An actress who always attracts audiences’ attention, Jennifer Tilly is by turns funny, sexy, compassionate, and compelling — often all at once. Her breakthrough movie role tapped into all of those qualities as she portrayed failing singer Blanche “Monica” Moran in Steve Kloves’ The Fabulous Baker Boys, opposite Jeff and Beau Bridges.

A few years later, Jennifer earned an Academy Award nomination for her portrayal as the aspiring, but hopelessly untalented, actress Olive Neal in Woody Allen’s Bullets over Broadway.

She has become well known to film-goers for both major studio and independent films. In Tom Shadyac’s blockbuster Liar Liar, she kept pace with star Jim Carrey. Her steamy performance opposite Gina Gershon helped make the Wachowski Brothers’ Bound a breakout indie success at the Sundance Film Festival and then in theatrical release. The latter film also expanded Jennifer’s already significant gay and lesbian following.

Her many films over a two-decade span include High Spirits; The Doors; Made in America; The Getaway; Let It Ride; Relax, It’s Just Sex; The Crew; Dancing at the Blue Iguana; The Cat’s Meow; The Magnificent Ambersons; Hide and Seek; The Haunted Mansion; The Muse; St Ralph; Tideland and the infamous Bride of Chucky and Seed of Chucky.

Jennifer is also well known for her vocal work. She played Celia in Monster’s Inc, Grace in Home on the Range, and is a regular on the Fox series “Family Guy.”

Over the years, Jennifer has made memorable appearances on some of television’s best series, including Cheers, Moonlighting, It’s Garry Shandling’s Show, and Frasier. She had a recurring role on Hill Street Blues, and was a series regular on Shaping Up, and Key West and Out of Practice opposite Henry Winkler and Stockard Channing.

Jennifer has also continued to act on the stage. She won a Theater World Award for her performance in off-Broadway’s One Shoe Off, and appeared on Broadway in the 2001 revival of The Women (which was later taped for, and broadcast on, PBS).

A selection of some of Tilly’s best films will be screened during the festival.

Special Guest Don Mancini

Don Mancini will make a special appearance with Jennifer Tilly on Friday introducting Seed of Chucky, and will lead an educational workshop entitled “Masters of Horror” (see “Special Events” and “Educational Offerings” for more information).

Don Mancini created the Child’s Play franchise, the phenomenally successful series of horror movies featuring “Chucky,” the killer doll. Mancini wrote the screenplay for all five films in the series, and made his directional debut with the latest, 2004’s Seed of Chucky. Among his other credits is the Fitting Punishment episode of HBO’s Tales from the Crypt. His screenplays in development include two adventure fantasies, Atlas and The Dog who Cried Wolf, for legendary producer Dino De Laurentiis.

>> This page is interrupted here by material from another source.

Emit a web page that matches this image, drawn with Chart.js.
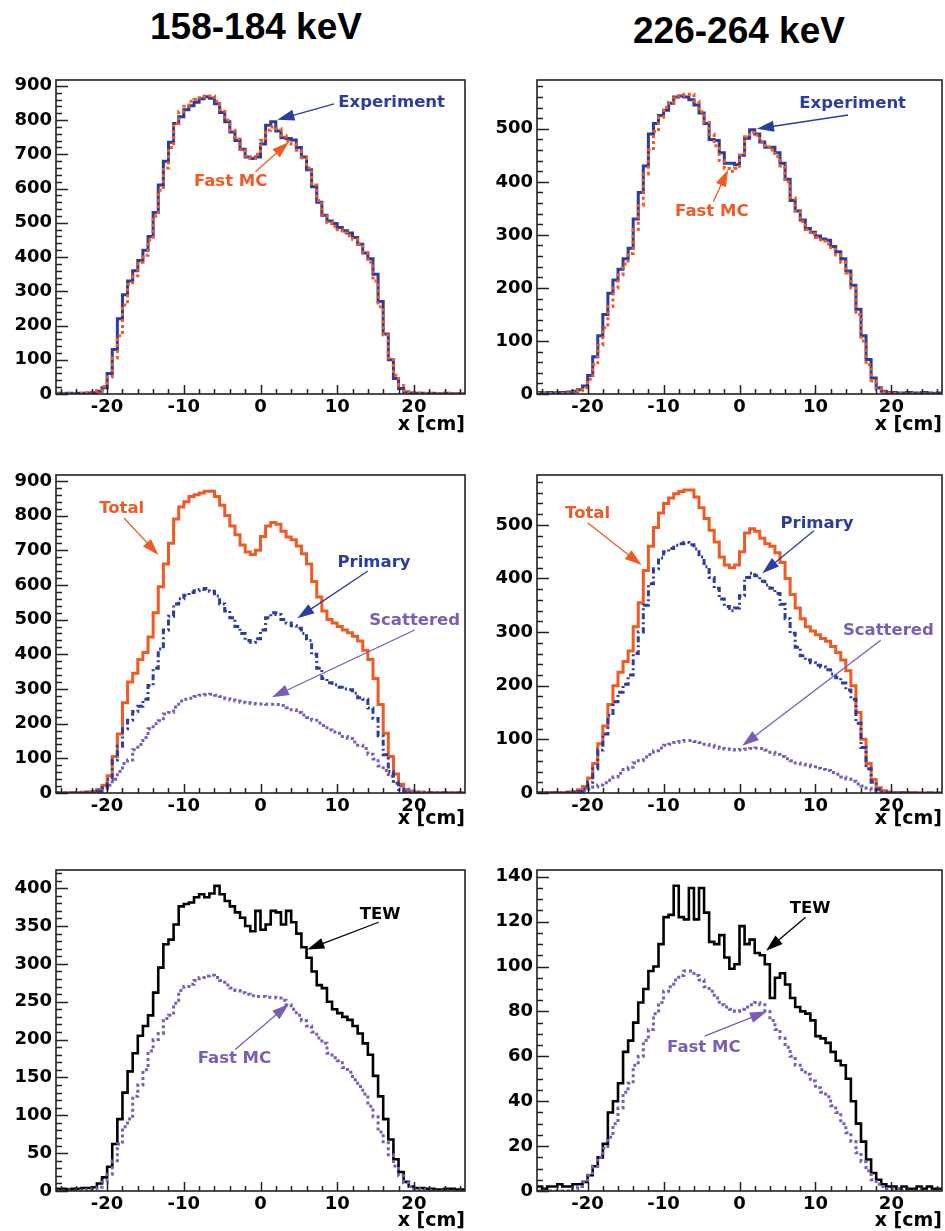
<!DOCTYPE html>
<html>
<head>
<meta charset="utf-8">
<script src="https://cdn.jsdelivr.net/npm/chart.js@4.4.1/dist/chart.umd.min.js"></script>
<style>
  html, body { margin: 0; padding: 0; background: #fff; }
  body { width: 945px; height: 1231px; position: relative; overflow: hidden; }
  .ttl {
    position: absolute; width: 400px; text-align: center; white-space: nowrap;
    font: bold 37px/37px 'Liberation Sans', Arial, sans-serif; color: #000;
  }
  canvas { position: absolute; }
</style>
</head>
<body>
<div class="ttl" style="left:56px;top:8px;">158-184 keV</div>
<div class="ttl" style="left:539px;top:12px;">226-264 keV</div>

<canvas id="tl" style="left:0px;top:70px;" width="470" height="369"></canvas>
<canvas id="tr" style="left:475px;top:70px;" width="470" height="369"></canvas>
<canvas id="ml" style="left:0px;top:465px;" width="470" height="373"></canvas>
<canvas id="mr" style="left:475px;top:465px;" width="470" height="373"></canvas>
<canvas id="bl" style="left:0px;top:860px;" width="470" height="371"></canvas>
<canvas id="br" style="left:475px;top:860px;" width="470" height="371"></canvas>

<script>
// histogram binning: 80 bins over -26.67 .. 26.67 cm
const BINS = 80;
const X_LO = -80 / 3;
const BIN_W = 2 / 3;

const xTicks = [-20, -10, 0, 10, 20];
const yTicks900 = [0, 100, 200, 300, 400, 500, 600, 700, 800, 900];
const yTicks500 = [0, 100, 200, 300, 400, 500];
const yTicks400 = [0, 50, 100, 150, 200, 250, 300, 350, 400];
const yTicks140 = [0, 20, 40, 60, 80, 100, 120, 140];

// 158-184 keV window
const exp158 = [2,1,2,1,2,2,3,4,8,18,
  60,130,220,290,330,360,390,420,460,530,
  610,680,735,790,810,830,842,852,862,868,
  864,848,822,795,765,740,715,692,688,692,
  730,785,795,768,748,746,742,720,692,655,
  605,560,522,505,498,486,477,470,457,437,
  412,395,350,270,175,100,45,16,6,3,
  2,2,1,2,1,1,2,1,1,1];
const mc158 = [1,1,1,1,1,2,3,5,10,22,
  50,105,170,260,320,345,385,405,450,520,
  595,660,720,790,825,840,855,860,865,870,
  870,855,830,800,770,745,715,695,688,700,
  740,770,780,775,755,738,730,712,690,660,
  610,565,525,500,490,480,470,462,452,438,
  412,385,330,255,172,105,55,25,10,5,
  3,2,1,1,1,1,1,1,1,1];
const prim158 = [0,0,0,0,0,1,1,2,5,15,
  40,95,135,185,210,235,250,270,310,360,
  415,470,510,545,560,570,578,583,587,590,
  582,568,545,525,505,480,460,440,435,445,
  470,505,520,515,500,490,482,475,460,440,
  400,360,330,318,312,305,300,298,288,275,
  270,245,215,165,110,62,28,10,3,1,
  0,0,0,0,0,0,0,0,0,0];
const scat158 = [0,0,0,0,1,1,2,3,5,12,
  22,40,62,85,95,125,140,160,185,200,
  208,228,232,248,265,270,273,278,282,284,
  285,282,278,272,268,265,262,260,258,257,
  257,256,256,255,252,246,240,232,225,218,
  210,202,195,182,176,172,163,157,147,138,
  128,112,98,78,65,48,33,20,11,6,
  3,2,1,1,0,0,0,0,0,0];
const tew158 = [3,3,2,3,3,4,4,5,10,18,
  32,62,95,130,158,182,205,218,232,262,
  295,326,332,352,376,379,381,388,392,388,
  393,403,392,383,376,368,361,350,343,370,
  345,352,370,368,352,370,355,340,322,308,
  290,272,268,250,240,235,230,226,218,208,
  195,180,152,125,95,68,42,25,12,6,
  4,4,3,3,2,2,3,3,2,2];

// 226-264 keV window
const exp226 = [3,2,3,2,3,3,4,5,8,15,
  35,70,110,150,190,215,235,255,275,330,
  380,430,490,510,525,535,548,560,562,560,
  555,545,530,510,480,478,455,435,435,432,
  450,482,498,490,475,465,465,455,435,405,
  365,345,328,312,305,298,292,290,278,268,
  255,232,205,160,110,65,30,12,5,3,
  3,2,2,3,2,2,3,2,1,2];
const mc226 = [1,1,1,1,1,1,2,3,6,12,
  28,55,92,125,165,200,225,245,265,310,
  355,415,460,495,522,540,550,558,562,565,
  565,552,532,512,490,468,440,425,420,425,
  450,485,493,488,475,465,460,448,430,400,
  370,345,325,310,302,295,288,283,273,262,
  248,228,200,150,100,55,25,10,4,2,
  1,1,1,1,0,0,0,0,0,0];
const prim226 = [0,0,0,0,0,0,1,1,3,8,
  20,45,80,110,145,170,188,203,220,260,
  300,350,390,418,438,450,456,462,465,467,
  463,455,440,422,402,382,362,348,340,345,
  368,402,410,405,395,388,382,372,352,325,
  298,272,256,248,243,238,235,230,222,215,
  205,192,175,130,85,45,20,7,2,0,
  0,0,0,0,0,0,0,0,0,0];
const scat226 = [0,0,0,0,0,0,0,1,2,4,
  7,11,15,19,24,30,37,44,48,56,
  60,67,72,79,84,89,91,94,96,98,
  98,96,94,91,89,86,83,82,81,80,
  81,82,83,84,83,80,76,72,68,64,
  60,56,54,52,49,46,44,42,38,35,
  30,26,22,17,13,9,5,3,2,1,
  1,1,0,0,0,0,0,0,0,0];
const tew226 = [2,1,2,2,3,2,2,3,3,4,
  7,11,15,21,35,40,48,62,67,75,
  84,90,98,100,110,122,123,136,122,121,
  135,121,135,124,111,110,114,104,99,101,
  118,110,112,106,105,101,86,95,97,92,
  86,82,80,79,76,69,68,66,62,58,
  56,50,40,30,22,14,8,5,3,2,
  2,1,2,1,1,2,1,2,1,1];

const BLUE = '#2b3d9d';
const ORANGE = '#f05a24';
const PURPLE = '#7b5db5';
const BLACK = '#000000';

const edges = Array.from({ length: BINS + 1 }, (_, i) => X_LO + i * BIN_W);

// step outline: each bin value held from its low edge to the next edge
function hist(values) {
  const pts = values.map((v, i) => ({ x: edges[i], y: v }));
  pts.push({ x: edges[BINS], y: values[BINS - 1] });
  return pts;
}

function line(values, color, dash, width) {
  return {
    data: hist(values),
    stepped: true,
    borderColor: color,
    borderWidth: width || 3,
    borderDash: dash || [],
    borderCapStyle: 'butt',
    borderJoinStyle: 'miter',
    pointRadius: 0,
    fill: false
  };
}

const DOT = [3, 3];
const DASHDOT = [6, 3, 2, 3];

const frameTicks = {
  id: 'frameTicks',
  afterDatasetsDraw(chart, args, o) {
    const { ctx, chartArea: a, scales: { x, y } } = chart;
    ctx.save();
    ctx.strokeStyle = '#222';
    ctx.lineWidth = 1.5;
    ctx.beginPath();
    for (let v = 0; v <= y.max; v += o.yMinor) {
      const py = Math.round(y.getPixelForValue(v)) + 0.5;
      const major = Math.abs(v % o.yMajor) < 1e-6;
      ctx.moveTo(a.left, py);
      ctx.lineTo(a.left + (major ? 12 : 6), py);
    }
    for (let v = -26; v <= 26; v += 2) {
      const px = Math.round(x.getPixelForValue(v)) + 0.5;
      const major = v % 10 === 0;
      ctx.moveTo(px, a.bottom);
      ctx.lineTo(px, a.bottom - (major ? 9 : 5));
    }
    ctx.stroke();
    ctx.lineWidth = 1.6;
    ctx.strokeRect(a.left, a.top, a.width, a.height);
    ctx.restore();
  }
};

const notes = {
  id: 'notes',
  afterDraw(chart, args, o) {
    const { ctx, scales: { x, y } } = chart;
    ctx.save();
    ctx.font = 'bold 16.5px "DejaVu Sans", sans-serif';
    ctx.textAlign = 'center';
    ctx.textBaseline = 'middle';
    o.list.forEach(n => {
      ctx.fillStyle = n.color;
      ctx.strokeStyle = n.color;
      ctx.fillText(n.text, x.getPixelForValue(n.at[0]), y.getPixelForValue(n.at[1]));
      const x0 = x.getPixelForValue(n.from[0]), y0 = y.getPixelForValue(n.from[1]);
      const x1 = x.getPixelForValue(n.to[0]), y1 = y.getPixelForValue(n.to[1]);
      const ang = Math.atan2(y1 - y0, x1 - x0);
      const hl = 17, hw = 5.5;
      ctx.lineWidth = 1.3;
      ctx.beginPath();
      ctx.moveTo(x0, y0);
      ctx.lineTo(x1 - Math.cos(ang) * hl * 0.8, y1 - Math.sin(ang) * hl * 0.8);
      ctx.stroke();
      ctx.beginPath();
      ctx.moveTo(x1, y1);
      ctx.lineTo(x1 - Math.cos(ang) * hl - Math.sin(ang) * hw, y1 - Math.sin(ang) * hl + Math.cos(ang) * hw);
      ctx.lineTo(x1 - Math.cos(ang) * hl + Math.sin(ang) * hw, y1 - Math.sin(ang) * hl - Math.cos(ang) * hw);
      ctx.closePath();
      ctx.fill();
    });
    ctx.restore();
  }
};

const tickFont = { family: '"DejaVu Sans", sans-serif', size: 18, weight: 'bold' };

function makePanel(id, cfg) {
  new Chart(document.getElementById(id), {
    type: 'line',
    data: { datasets: cfg.datasets },
    options: {
      responsive: false,
      animation: false,
      layout: { padding: { top: 10, right: cfg.padR, left: 0, bottom: 0 } },
      plugins: {
        legend: { display: false },
        tooltip: { enabled: false },
        frameTicks: { yMajor: cfg.yMajor, yMinor: cfg.yMinor },
        notes: { list: cfg.notes }
      },
      scales: {
        x: {
          type: 'linear',
          min: X_LO,
          max: -X_LO,
          grid: { display: false, drawTicks: false },
          border: { display: false },
          afterBuildTicks: s => { s.ticks = xTicks.map(v => ({ value: v })); },
          afterFit: s => { s.height = cfg.xH; s.paddingLeft = 0; s.paddingRight = 0; },
          ticks: { font: tickFont, color: '#000', padding: 3, maxRotation: 0, autoSkip: false },
          title: {
            display: true, text: 'x [cm]', align: 'end', color: '#000',
            font: { family: '"DejaVu Sans", sans-serif', size: 19, weight: 'bold', lineHeight: 1 },
            padding: { top: 0, bottom: cfg.titlePad }
          }
        },
        y: {
          type: 'linear',
          min: 0,
          max: cfg.yMax,
          grid: { display: false, drawTicks: false },
          border: { display: false },
          afterBuildTicks: s => { s.ticks = cfg.yTicks.map(v => ({ value: v })); },
          afterFit: s => { s.width = cfg.yW; s.paddingTop = 0; s.paddingBottom = 0; },
          ticks: { font: tickFont, color: '#000', padding: 4, autoSkip: false }
        }
      }
    },
    plugins: [frameTicks, notes]
  });
}

const LEFT = { yW: 56, padR: 5 };
const RIGHT = { yW: 62, padR: 3 };

makePanel('tl', Object.assign({}, LEFT, {
  xH: 45, titlePad: 4.5, yMax: 917, yTicks: yTicks900, yMajor: 100, yMinor: 20,
  datasets: [line(mc158, ORANGE, DOT), line(exp158, BLUE)],
  notes: [
    { text: 'Experiment', color: BLUE, at: [17.1, 850], from: [9.6, 847], to: [2.2, 801] },
    { text: 'Fast MC', color: ORANGE, at: [-3.9, 620], from: [-0.66, 649], to: [3.7, 736] }
  ]
}));

makePanel('tr', Object.assign({}, RIGHT, {
  xH: 45, titlePad: 4.5, yMax: 592, yTicks: yTicks500, yMajor: 100, yMinor: 20,
  datasets: [line(mc226, ORANGE, DOT), line(exp226, BLUE)],
  notes: [
    { text: 'Experiment', color: BLUE, at: [14.9, 547], from: [14.3, 526], to: [2.3, 500] },
    { text: 'Fast MC', color: ORANGE, at: [-3.65, 344], from: [-3.45, 363], to: [-1.5, 423] }
  ]
}));

makePanel('ml', Object.assign({}, LEFT, {
  xH: 45, titlePad: 9.5, yMax: 917, yTicks: yTicks900, yMajor: 100, yMinor: 20,
  datasets: [line(prim158, BLUE, DASHDOT), line(scat158, PURPLE, DOT), line(mc158, ORANGE)],
  notes: [
    { text: 'Total', color: ORANGE, at: [-18.1, 819], from: [-17.8, 793], to: [-13.3, 686] },
    { text: 'Primary', color: BLUE, at: [14.8, 663], from: [14.0, 640], to: [4.8, 504] },
    { text: 'Scattered', color: PURPLE, at: [20.1, 496], from: [20.1, 470], to: [1.5, 276] }
  ]
}));

makePanel('mr', Object.assign({}, RIGHT, {
  xH: 45, titlePad: 9.5, yMax: 593, yTicks: yTicks500, yMajor: 100, yMinor: 20,
  datasets: [line(prim226, BLUE, DASHDOT), line(scat226, PURPLE, DOT), line(mc226, ORANGE)],
  notes: [
    { text: 'Total', color: ORANGE, at: [-20.0, 521], from: [-20.0, 504], to: [-12.9, 425] },
    { text: 'Primary', color: BLUE, at: [10.2, 502], from: [9.8, 489], to: [3.0, 410] },
    { text: 'Scattered', color: PURPLE, at: [19.6, 302], from: [18.6, 285], to: [0.35, 88] }
  ]
}));

makePanel('bl', Object.assign({}, LEFT, {
  xH: 40, titlePad: 0, yMax: 424, yTicks: yTicks400, yMajor: 50, yMinor: 10,
  datasets: [line(scat158, PURPLE, DOT), line(tew158, BLACK, [], 2.6)],
  notes: [
    { text: 'TEW', color: BLACK, at: [15.6, 365], from: [15.4, 355], to: [6.1, 319] },
    { text: 'Fast MC', color: PURPLE, at: [-3.4, 175], from: [-3.3, 187], to: [3.7, 247] }
  ]
}));

makePanel('br', Object.assign({}, RIGHT, {
  xH: 40, titlePad: 0, yMax: 143, yTicks: yTicks140, yMajor: 20, yMinor: 5,
  datasets: [line(scat226, PURPLE, DOT), line(tew226, BLACK, [], 2.6)],
  notes: [
    { text: 'TEW', color: BLACK, at: [9.3, 125.7], from: [8.7, 122], to: [3.5, 107] },
    { text: 'Fast MC', color: PURPLE, at: [-4.7, 64], from: [-4.6, 69], to: [3.6, 80] }
  ]
}));
</script>
</body>
</html>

Mancini was born in Boston, Mass., and grew up in Richmond, Va. After two years as an English major at Columbia University, he took a year off from school to work on the daytime soap opera Search for Tomorrow. Resuming his education, he transferred to UCLA, where he was accepted in the school’s prestigious film program, and conceived the screenplay for the original Child’s Play in 1988. Currently, Mancini is developing a TV series, Kill Switch, which he created for Touchstone Television and ABC. He’s also working on a new feature-length horror film script, which he hopes to direct next year.